If 2 transactions conflict over a write, and the "losing" transaction had no successful writes, it is able to commit successfully rather than rollback.
Using an extension of Peter Macko's workload syntax that shows result codes, the scenario looks like this:
create_table(1, "table1", "Q", "Q") --> 0 begin_transaction(1) --> 0 begin_transaction(2) --> 0 insert(1, 1, 111, 111) --> 0 insert(1, 2, 111, 222) --> -31800 commit_transaction(1, 20) --> 0 commit_transaction(2, 10) --> 0
The last line returning 0 is strange, since semantically the transaction failed, but it is letting us commit instead. The commit consists of 0 updates, granted, so no damage is done, but it is strange.
In a multithreaded context, it is possible to see this outcome as well (assuming each transaction is performed by one of 2 threads under minimal synchronization):
create_table(1, "table1", "Q", "Q") --> 0 begin_transaction(1) --> 0 begin_transaction(2) --> 0 insert(1, 1, 111, 111) --> 0 insert(1, 2, 111, 222) --> 0 commit_transaction(1, 20) --> 0 commit_transaction(2, 10) --> !crash!
In this case, 2 transactions compete to access the same key and appear to both succeed.
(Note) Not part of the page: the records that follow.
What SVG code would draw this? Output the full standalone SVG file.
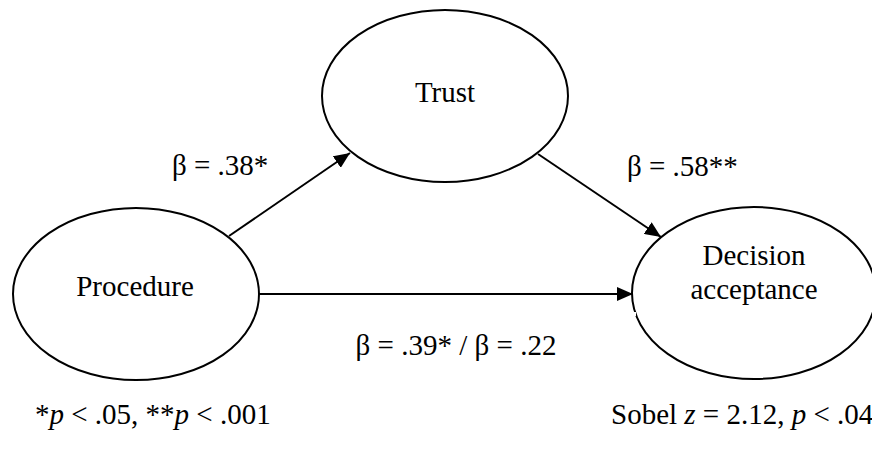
<svg xmlns="http://www.w3.org/2000/svg" width="872" height="454" viewBox="0 0 872 454">
  <style>
    .node { fill: #ffffff; stroke: #000000; stroke-width: 2; }
    .lbl { font-family: "Liberation Serif", "Times New Roman", serif; font-size: 29px; fill: #000000; }
    .mid { text-anchor: middle; }
    .edge { stroke: #000000; stroke-width: 2; fill: none; marker-end: url(#arrow); }
  </style>
  <defs>
    <marker id="arrow" markerUnits="userSpaceOnUse" markerWidth="17" markerHeight="14" refX="16" refY="7" orient="auto">
      <path d="M0,0 L16,7 L0,14 z" fill="#000000"/>
    </marker>
  </defs>
  <rect width="872" height="454" fill="#ffffff"/>
  <g id="connectors">
    <line class="edge" x1="229" y1="236" x2="350" y2="153"/>
    <line class="edge" x1="538" y1="154" x2="661" y2="237"/>
    <line class="edge" x1="259" y1="294" x2="633" y2="294"/>
  </g>
  <g id="trust">
    <ellipse class="node" cx="445" cy="96" rx="123" ry="86"/>
    <text class="lbl mid" x="445" y="102">Trust</text>
  </g>
  <g id="procedure">
    <ellipse class="node" cx="136" cy="294" rx="123" ry="86"/>
    <text class="lbl mid" x="135" y="296">Procedure</text>
  </g>
  <g id="decision">
    <ellipse class="node" cx="754" cy="293" rx="122" ry="86"/>
    <rect x="631" y="312" width="5" height="4" fill="#ffffff"/>
    <text class="lbl mid" x="754" y="265">Decision</text>
    <text class="lbl mid" x="754" y="299">acceptance</text>
  </g>
  <g id="labels">
    <text class="lbl" x="172" y="175">β = .38*</text>
    <text class="lbl" x="627" y="176">β = .58**</text>
    <text class="lbl mid" x="456" y="355">β = .39* / β = .22</text>
    <text class="lbl" x="35" y="424">*<tspan font-style="italic">p</tspan> &lt; .05, **<tspan font-style="italic">p</tspan> &lt; .001</text>
    <text class="lbl" x="611" y="424">Sobel <tspan font-style="italic">z</tspan> = 2.12, <tspan font-style="italic">p</tspan> &lt; .04</text>
  </g>
</svg>
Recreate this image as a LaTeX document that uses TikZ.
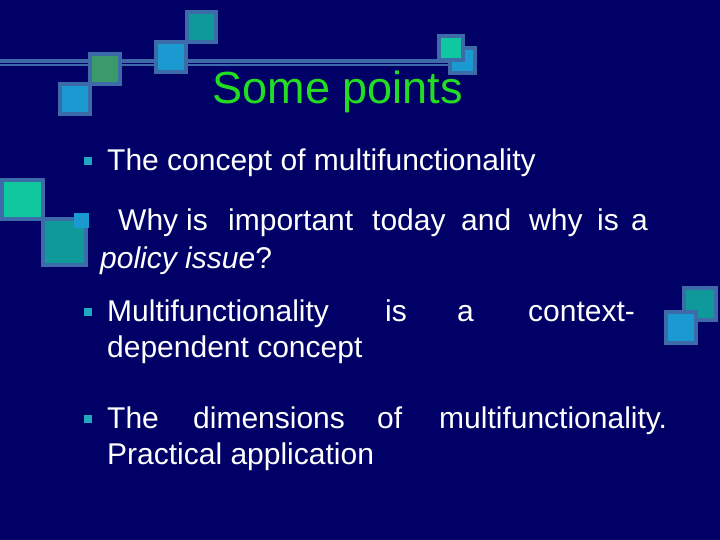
\documentclass[tikz,border=0pt]{standalone}
\usepackage{fontspec}
\setmainfont{Liberation Sans}
\definecolor{bg}{HTML}{000066}
\definecolor{edge}{HTML}{3D6AA8}
\definecolor{cblue}{HTML}{1A9AD0}
\definecolor{cgreen}{HTML}{3A9A6A}
\definecolor{cteal}{HTML}{10999A}
\definecolor{cmint}{HTML}{10C8A0}
\definecolor{ttl}{HTML}{22DD22}
\definecolor{bul}{HTML}{20A8C0}
\tikzset{sq/.style={draw=edge,line width=4pt},
 txt/.style={text=white,font=\fontsize{30}{34}\selectfont,anchor=base west,inner sep=0pt},
 bl/.style={fill=bul,minimum size=8pt,inner sep=0pt}}
\begin{document}
\begin{tikzpicture}[x=1pt,y=-1pt]
\fill[bg] (0,0) rectangle (720,540);
\useasboundingbox (0,0) rectangle (720,540);
% top line
\draw[edge,line width=7pt] (0,63) -- (450,63);
\draw[bg,line width=0.8pt] (0,63) -- (450,63);
\draw[sq,fill=cblue] (60,84) rectangle (90,114);
\draw[sq,fill=cgreen] (90,54) rectangle (120,84);
\draw[sq,fill=cblue] (156,42) rectangle (186,72);
\draw[sq,fill=cteal] (187,12) rectangle (216,42);
\draw[sq,fill=cblue] (450,48) rectangle (475,73);
\draw[sq,fill=cmint] (439,36) rectangle (463,60);
% left middle
\draw[sq,fill=cmint] (2,180) rectangle (43,219);
\draw[sq,fill=cteal] (43,219) rectangle (86,265);
% right
\draw[sq,fill=cteal] (684,288) rectangle (716,320);
\draw[sq,fill=cblue] (666,312) rectangle (696,343);
% title
\node[text=ttl,font=\fontsize{45}{50}\selectfont,inner sep=0pt,anchor=base] (title) at (338,104) {Some points};
% bullets
\node[bl] (b1) at (88,161) {};
\node[fill=cblue,minimum size=15pt,inner sep=0pt] (b2) at (81,221) {};
\node[bl] (b3) at (88,312) {};
\node[bl] (b4) at (88,419) {};
% texts
\node[txt] (t1) at (107,171) {The concept of multifunctionality};
\node[txt] (t2a) at (118,230) {Why};
\node[txt] (t2b) at (186,230) {is};
\node[txt] (t2c) at (228,230) {important};
\node[txt] (t2d) at (372,230) {today};
\node[txt] (t2e) at (461,230) {and};
\node[txt] (t2f) at (529,230) {why};
\node[txt] (t2g) at (597,230) {is};
\node[txt] (t2h) at (631,230) {a};
\node[txt] (t3) at (100,268) {\itshape policy issue\upshape ?};
\node[txt] (t4a) at (107,321) {Multifunctionality};
\node[txt] (t4b) at (385,321) {is};
\node[txt] (t4c) at (457,321) {a};
\node[txt] (t4d) at (528,321) {context-};
\node[txt] (t5) at (107,357) {dependent concept};
\node[txt] (t6a) at (107,428) {The};
\node[txt] (t6b) at (193,428) {dimensions};
\node[txt] (t6c) at (377,428) {of};
\node[txt] (t6d) at (439,428) {multifunctionality.};
\node[txt] (t7) at (107,464) {Practical application};
\end{tikzpicture}
\end{document}
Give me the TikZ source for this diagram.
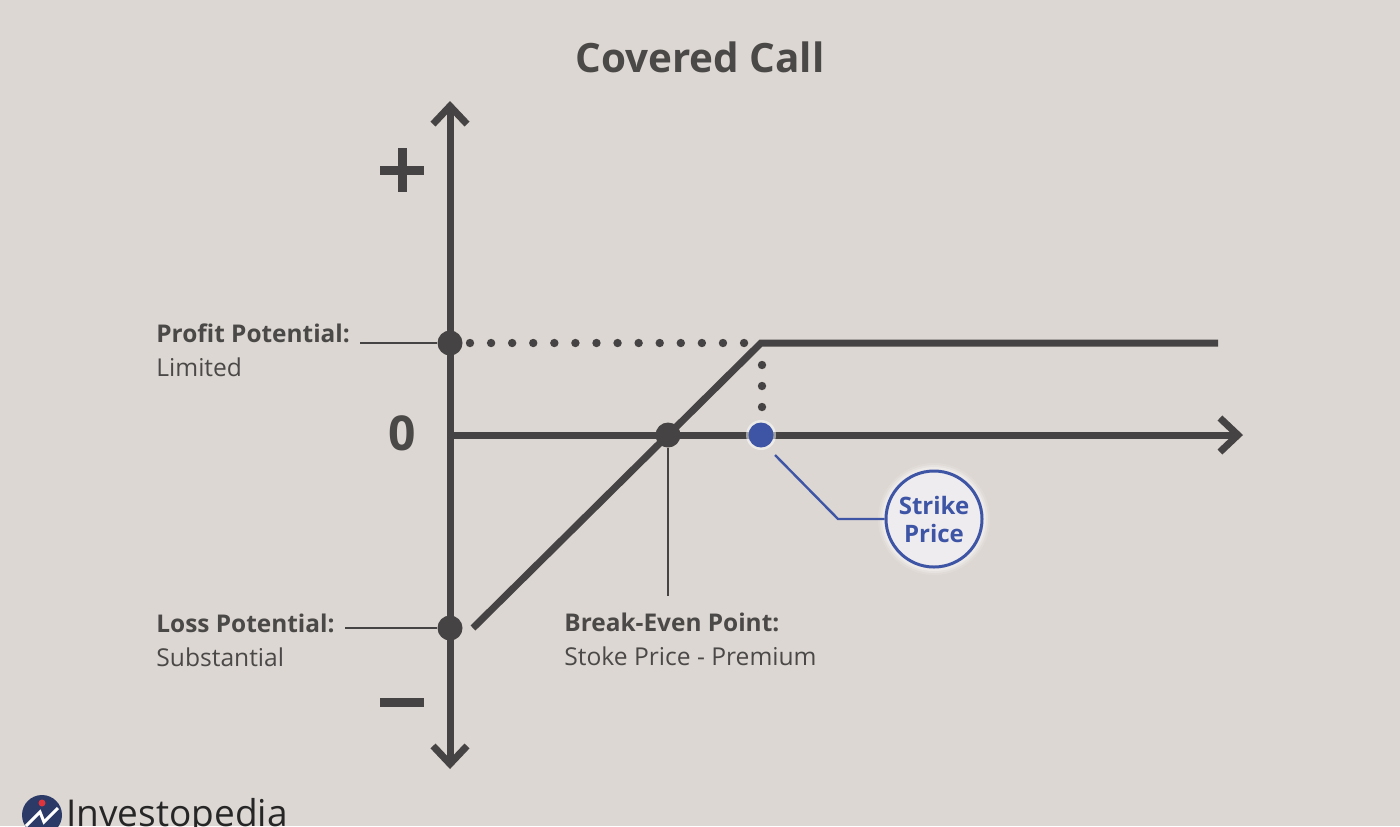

On commit, the one with the lower timestamp crashes with an assertion failure because the other transaction's update is present (and has a higher timestamp).
Unfortunately we can only reproduce this failure in Antithesis (normal randomized workloads do not find it), and it seems to be only possible due to a non-linearizable concurrent mix of the 2 transactions.